The fifth paper, “Using ambient WiFi signals to find occupied and vacant houses in local communities” by Konomi et al. (2018), presents a technique to infer locations of occupied houses based on ambient WiFi signals. The proposed technique collects geo-referenced RSSI data based on opportunistic smartphone sensing and constructs networks of WiFi access points in residential areas to analyse their geospatial patterns. Efficient means of determining houses occupancy status will be of important value to local governments or communities (e.g., movement tendency of population to big cities) to identify vacant houses and provide maintenance for safety of people or new use of those houses. The work by S. Konomi et al. received Best Short Paper award at AmI 2017 conference.
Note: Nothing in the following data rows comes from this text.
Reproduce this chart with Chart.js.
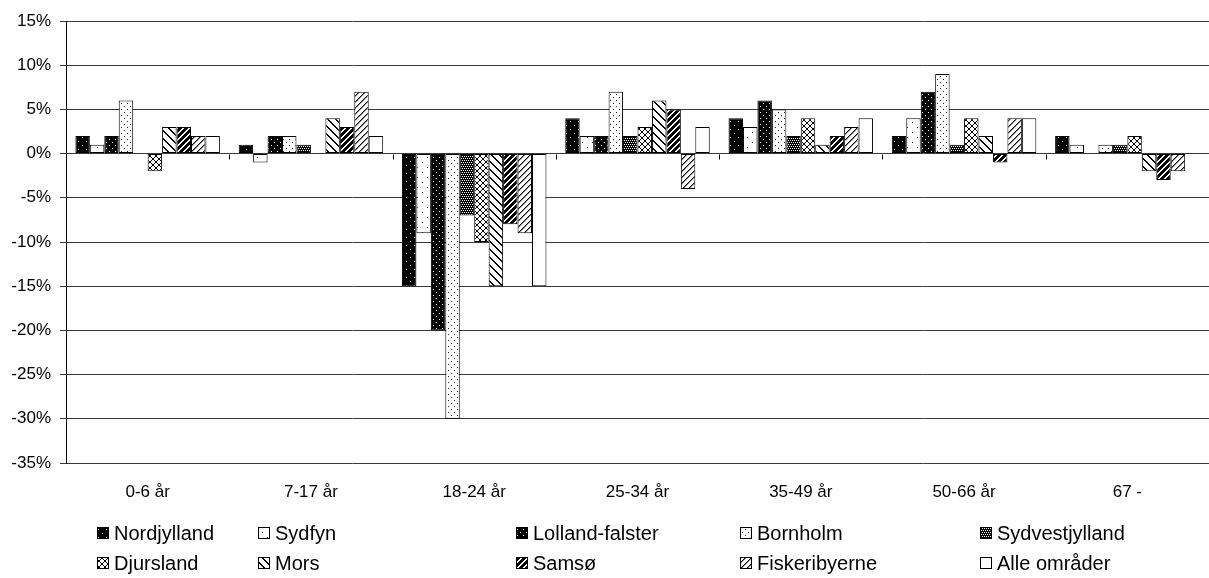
<!DOCTYPE html>
<html>
<head>
<meta charset="utf-8">
<script src="https://cdn.jsdelivr.net/npm/chart.js@4/dist/chart.umd.min.js"></script>
<style>
  body { margin: 0; background: #fff; }
  canvas { display: block; }
</style>
</head>
<body>
<canvas id="ageChart" width="1209" height="578"></canvas>
<script>
// age groups on the x axis
const ageGroups = ['0-6 år', '7-17 år', '18-24 år', '25-34 år', '35-49 år', '50-66 år', '67 -'];

// change per area, in percent
const nordjylland    = [2, 1, -15, 4, 4, 2, 2];
const sydfyn         = [1, -1, -9, 2, 3, 4, 1];
const lollandFalster = [2, 2, -20, 2, 6, 7, 0];
const bornholm       = [6, 2, -30, 7, 5, 9, 1];
const sydvestjylland = [0, 1, -7, 2, 2, 1, 1];
const djursland      = [-2, 0, -10, 3, 4, 4, 2];
const mors           = [3, 4, -15, 6, 1, 2, -2];
const samso          = [3, 3, -8, 5, 2, -1, -3];
const fiskeribyerne  = [2, 7, -9, -4, 3, 4, -2];
const alleOmrader    = [2, 2, -15, 3, 4, 4, 0];

const areaNames = ['Nordjylland', 'Sydfyn', 'Lolland-falster', 'Bornholm', 'Sydvestjylland',
                   'Djursland', 'Mors', 'Samsø', 'Fiskeribyerne', 'Alle områder'];
const areaValues = [nordjylland, sydfyn, lollandFalster, bornholm, sydvestjylland,
                    djursland, mors, samso, fiskeribyerne, alleOmrader];

const yTicks = [-35, -30, -25, -20, -15, -10, -5, 0, 5, 10, 15];

// small pixel tiles for the black/white fill patterns
function tile(size, bg, fg, isFg) {
    const c = document.createElement('canvas');
    c.width = size; c.height = size;
    const g = c.getContext('2d');
    g.fillStyle = bg;
    g.fillRect(0, 0, size, size);
    for (let y = 0; y < size; y++) {
        for (let x = 0; x < size; x++) {
            const f = isFg(x, y);
            if (f) {
                g.fillStyle = typeof f === 'string' ? f : fg;
                g.fillRect(x, y, 1, 1);
            }
        }
    }
    return g.createPattern(c, 'repeat');
}

const fills = [
    tile(8, '#000', '#fff', (x, y) => (x == 2 && y == 1) || (x == 6 && y == 5)),
    tile(10, '#fff', '#000', (x, y) => (x == 2 && y == 2) || (x == 7 && y == 7)),
    tile(6, '#000', '#fff', (x, y) => (x == 1 && y == 1) || (x == 4 && y == 4)),
    tile(6, '#fff', '#222', (x, y) => (x == 1 && y == 1) || (x == 4 && y == 4)),
    tile(4, '#000', '#fff', (x, y) => (y == 0 && x % 2 == 0) || (y == 2 && x % 2 == 1)),
    tile(6, '#fff', '#000', (x, y) => x == y || x == 5 - y),
    tile(8, '#fff', '#000', (x, y) => ((x - y) & 7) < 2),
    tile(6, '#000', '#fff', (x, y) => (x + y) % 6 >= 4),
    tile(6, '#fff', '#000', (x, y) => (x + y) % 6 == 0 ? '#000' : ((x + y) % 6 == 1 ? '#888' : false)),
    '#fff'
];

// two-row legend like the original, five columns
const legendCols = [97, 258, 516, 740, 980];
const legendRows = [533, 563];

const gridLegend = {
    id: 'gridLegend',
    afterDraw(chart) {
        const ctx = chart.ctx;
        ctx.save();
        ctx.font = '20px "Liberation Sans", Arial, sans-serif';
        ctx.textBaseline = 'middle';
        ctx.textAlign = 'left';
        chart.data.datasets.forEach((ds, i) => {
            const x = legendCols[i % 5];
            const y = legendRows[Math.floor(i / 5)];
            ctx.fillStyle = ds.backgroundColor;
            ctx.fillRect(x, y - 6, 12, 12);
            ctx.strokeStyle = '#000';
            ctx.lineWidth = 1;
            ctx.strokeRect(x + 0.5, y - 5.5, 11, 11);
            ctx.fillStyle = '#000';
            ctx.fillText(ds.label, x + 17, y + 1);
        });
        ctx.restore();
    }
};

// tick marks on the zero line between the age groups
const zeroTicks = {
    id: 'zeroTicks',
    afterDatasetsDraw(chart) {
        const ctx = chart.ctx;
        const area = chart.chartArea;
        const y0 = Math.round(chart.scales.y.getPixelForValue(0)) + 0.5;
        const step = (area.right - area.left) / ageGroups.length;
        ctx.save();
        ctx.strokeStyle = '#000';
        ctx.lineWidth = 1;
        for (let i = 1; i < ageGroups.length; i++) {
            const x = Math.round(area.left + i * step) + 0.5;
            ctx.beginPath();
            ctx.moveTo(x, y0);
            ctx.lineTo(x, y0 + 5);
            ctx.stroke();
        }
        ctx.restore();
    }
};

const ctx = document.getElementById('ageChart');
new Chart(ctx, {
    type: 'bar',
    data: {
        labels: ageGroups,
        datasets: areaNames.map((name, i) => ({
            label: name,
            data: areaValues[i],
            backgroundColor: fills[i],
            borderColor: '#000',
            borderWidth: 1,
            borderSkipped: false,
            categoryPercentage: 0.885,
            barPercentage: 1.0
        }))
    },
    options: {
        responsive: false,
        animation: false,
        layout: { padding: { top: 21, right: 0, bottom: 0, left: 0 } },
        plugins: {
            legend: { display: false },
            tooltip: { enabled: false }
        },
        scales: {
            x: {
                grid: { display: false, drawTicks: false },
                border: { display: false },
                ticks: {
                    color: '#000',
                    padding: 19,
                    font: { family: '"Liberation Sans", Arial, sans-serif', size: 17 }
                },
                afterFit: (scale) => { scale.height = 115; }
            },
            y: {
                min: -35,
                max: 15,
                afterBuildTicks: (scale) => { scale.ticks = yTicks.map(v => ({ value: v })); },
                grid: { color: '#3a3a3a', lineWidth: 1, tickLength: 6 },
                border: { color: '#000', width: 1 },
                ticks: {
                    color: '#000',
                    padding: 9,
                    font: { family: '"Liberation Sans", Arial, sans-serif', size: 17 },
                    callback: (v) => v + '%'
                },
                afterFit: (scale) => { scale.width = 66; }
            }
        }
    },
    plugins: [zeroTicks, gridLegend]
});
</script>
</body>
</html>
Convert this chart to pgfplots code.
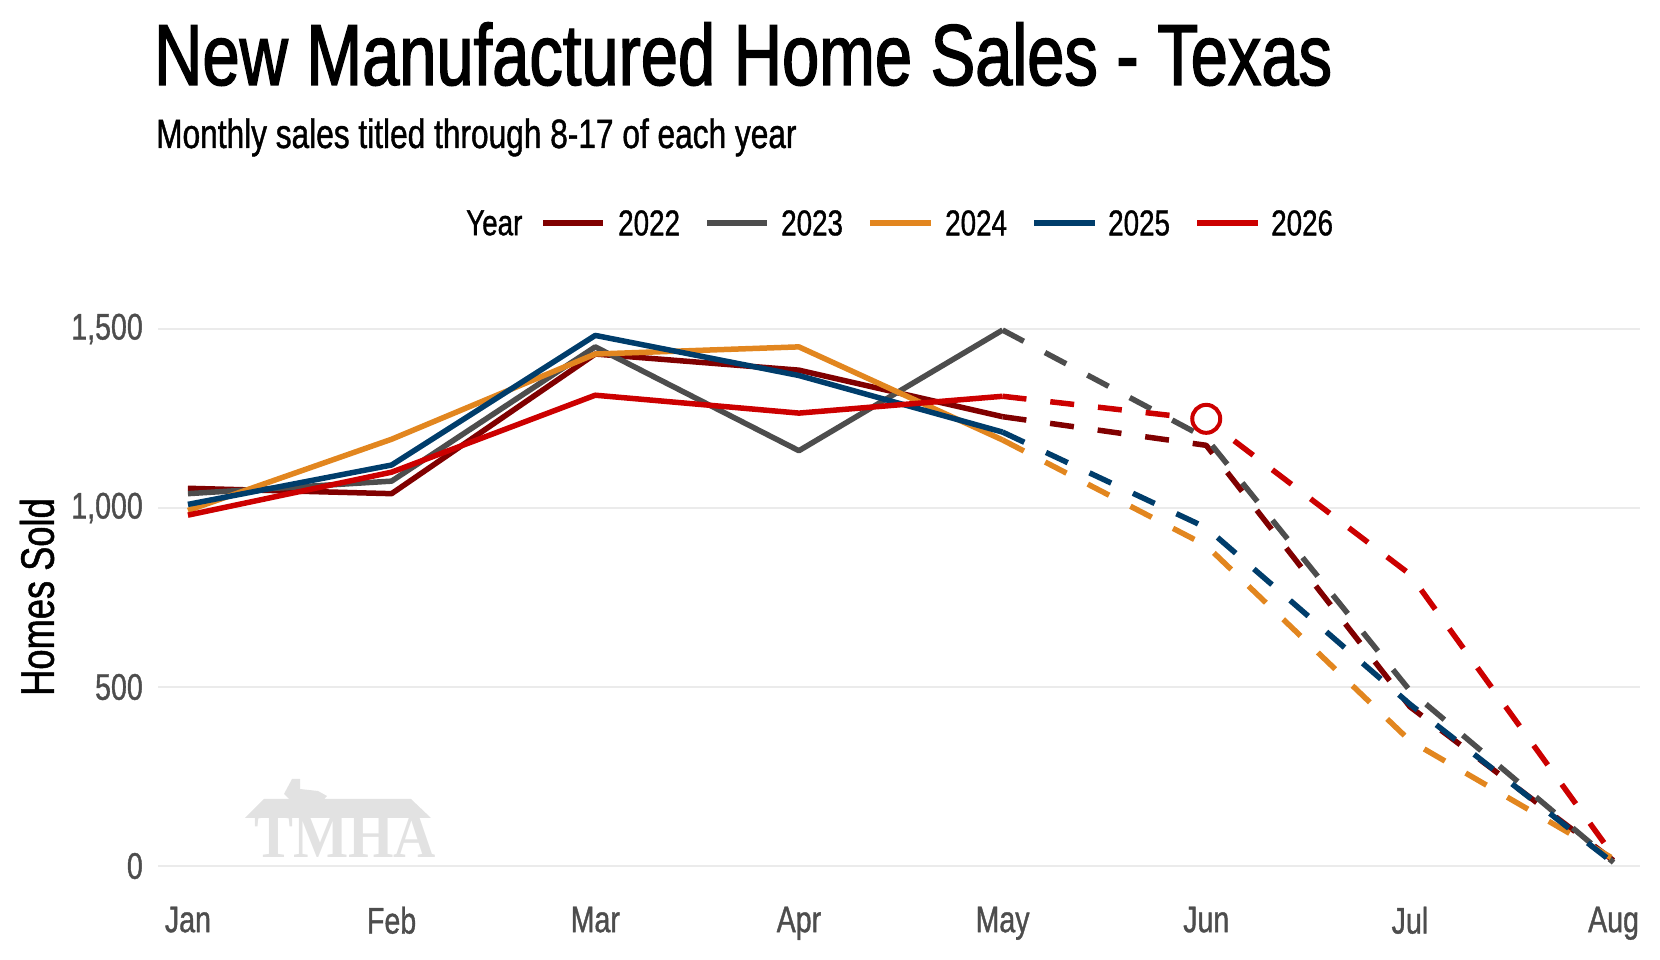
\documentclass[border=0pt]{standalone}
\usepackage{pgfplots}
\pgfplotsset{compat=1.18}
\usepackage{fontspec}
\setmainfont{Liberation Sans}[FakeStretch=0.772, FakeBold=1]
\newfontfamily\titlefont{Liberation Sans}[FakeStretch=0.772, FakeBold=1.6]
\newfontfamily\wmfont{Liberation Serif}[FakeStretch=0.9]
\definecolor{c22}{HTML}{800000}
\definecolor{c23}{HTML}{4D4D4D}
\definecolor{c24}{HTML}{E2861F}
\definecolor{c25}{HTML}{003D6B}
\definecolor{c26}{HTML}{CC0000}
\definecolor{tickc}{HTML}{4D4D4D}
\definecolor{gridc}{HTML}{EBEBEB}
\definecolor{wm}{HTML}{E2E2E2}
\begin{document}
\begin{tikzpicture}[x=1pt,y=1pt]
\path[use as bounding box] (0pt,0pt) rectangle (1660pt,960pt);
% watermark
\fill[wm] (245pt,142pt) -- (264pt,161pt) -- (411pt,161pt) -- (431pt,142pt) -- cycle;
\fill[wm] (292pt,181pt) -- (300pt,181pt) -- (300pt,171pt) -- (318pt,169pt) -- (327pt,164pt) -- (320pt,156pt) -- (306pt,147pt) -- (302pt,153pt) -- (292pt,158pt) -- (284pt,166pt) -- cycle;
\node[anchor=base west, inner sep=0pt, text=wm, font=\wmfont\bfseries\fontsize{65}{70}\selectfont] at (254pt,102pt) {TMHA};
\begin{axis}[
  at={(158pt,72.5pt)}, anchor=south west,
  width=1482pt, height=580pt, scale only axis,
  xmin=0.853, xmax=8.13, ymin=-60, ymax=1560,
  clip=false,
  axis line style={draw=none},
  tick style={draw=none},
  major tick length=0pt,
  ymajorgrids,
  grid style={gridc, line width=2.5pt},
  ytick={0,500,1000,1500},
  xtick={1,2,3,4,5,6,7,8},
  xticklabels={Jan,Feb,Mar,Apr,May,Jun,Jul,Aug},
  scaled y ticks=false,
  /pgf/number format/.cd, 1000 sep={,}, assume math mode=true,
  /pgfplots/.cd,
  yticklabel style={anchor=east, inner sep=0pt, xshift=-15pt, text=tickc, font=\fontsize{37}{40}\selectfont},
  xticklabel style={anchor=north, inner sep=0pt, yshift=-19pt, text=tickc, font=\fontsize{37}{40}\selectfont},
]
% solid parts
\addplot[c22, line width=5.5pt, line join=round] coordinates {(1,1055)(2,1040)(3,1430)(4,1385)(5,1255)};
\addplot[c23, line width=5.5pt, line join=round] coordinates {(1,1040)(2,1075)(3,1450)(4,1160)(5,1497)};
\addplot[c24, line width=5.5pt, line join=round] coordinates {(1,993)(2,1192)(3,1430)(4,1450)(5,1190)};
\addplot[c25, line width=5.5pt, line join=round] coordinates {(1,1010)(2,1120)(3,1482)(4,1370)(5,1212)};
\addplot[c26, line width=5.5pt, line join=round] coordinates {(1,980)(2,1100)(3,1315)(4,1265)(5,1312)};
% dashed parts
\addplot[c22, line width=5.5pt, line join=round, dash pattern=on 24pt off 24pt] coordinates {(5,1255)(6,1175)(7,445)(8,15)};
\addplot[c23, line width=5.5pt, line join=round, dash pattern=on 24pt off 24pt] coordinates {(5,1497)(6,1195)(7,490)(8,10)};
\addplot[c24, line width=5.5pt, line join=round, dash pattern=on 24pt off 24pt] coordinates {(5,1190)(6,895)(7,350)(8,20)};
\addplot[c25, line width=5.5pt, line join=round, dash pattern=on 24pt off 24pt] coordinates {(5,1212)(6,945)(7,452)(8,8)};
\addplot[c26, line width=5.5pt, line join=round, dash pattern=on 24pt off 24pt] coordinates {(5,1312)(6,1247)(7,815)(8,28)};
% marker
\addplot[only marks, mark=*, mark size=14pt, mark options={solid, draw=c26, fill=white, line width=4pt}] coordinates {(6,1249)};
\end{axis}
% titles
\node[anchor=base west, inner sep=0pt, font=\titlefont\fontsize{86.6}{95}\selectfont] at (154pt,875pt) {New Manufactured Home Sales - Texas};
\node[anchor=base west, inner sep=0pt, font=\fontsize{41}{45}\selectfont] at (156pt,812pt) {Monthly sales titled through 8-17 of each year};
% y label
\node[rotate=90, inner sep=0pt, font=\fontsize{47}{50}\selectfont] at (37pt,363pt) {Homes Sold};
% legend
\node[anchor=west, inner sep=0pt, font=\fontsize{36}{40}\selectfont] at (466pt,737pt) {Year};
\draw[c22, line width=5.5pt] (543pt,737pt) -- (603pt,737pt);
\node[anchor=west, inner sep=0pt, font=\fontsize{36}{40}\selectfont] at (618pt,737pt) {2022};
\draw[c23, line width=5.5pt] (707pt,737pt) -- (767pt,737pt);
\node[anchor=west, inner sep=0pt, font=\fontsize{36}{40}\selectfont] at (781pt,737pt) {2023};
\draw[c24, line width=5.5pt] (870pt,737pt) -- (931pt,737pt);
\node[anchor=west, inner sep=0pt, font=\fontsize{36}{40}\selectfont] at (945pt,737pt) {2024};
\draw[c25, line width=5.5pt] (1034pt,737pt) -- (1095pt,737pt);
\node[anchor=west, inner sep=0pt, font=\fontsize{36}{40}\selectfont] at (1108pt,737pt) {2025};
\draw[c26, line width=5.5pt] (1197pt,737pt) -- (1258pt,737pt);
\node[anchor=west, inner sep=0pt, font=\fontsize{36}{40}\selectfont] at (1271pt,737pt) {2026};
\end{tikzpicture}
\end{document}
Last but not least, the sixth paper of the special issue, “Designing and evaluating safety services using depth cameras” by Mettel et al. (2018), presents very relevant results to the domain of safety services for home environments. The presented system provides safety services in smart environments based on a single depth camera, where a primary requirement for the system design being at low cost. The work examines the capabilities of a Microsoft Kinect device to enable safety services for home environments, such as the realisation of a fall detection and dangerous object advisor services. The presented system prototype provides fall detection and fall prevention services for indoor environments based on tracking of skeleton data and analysis of depth images. The system is able to track falls and recognize potentially dangerous objects in the walking path of users. One can find further details on requirements, constraints, evaluation results and limitations impeded by the adopted Kinect technology.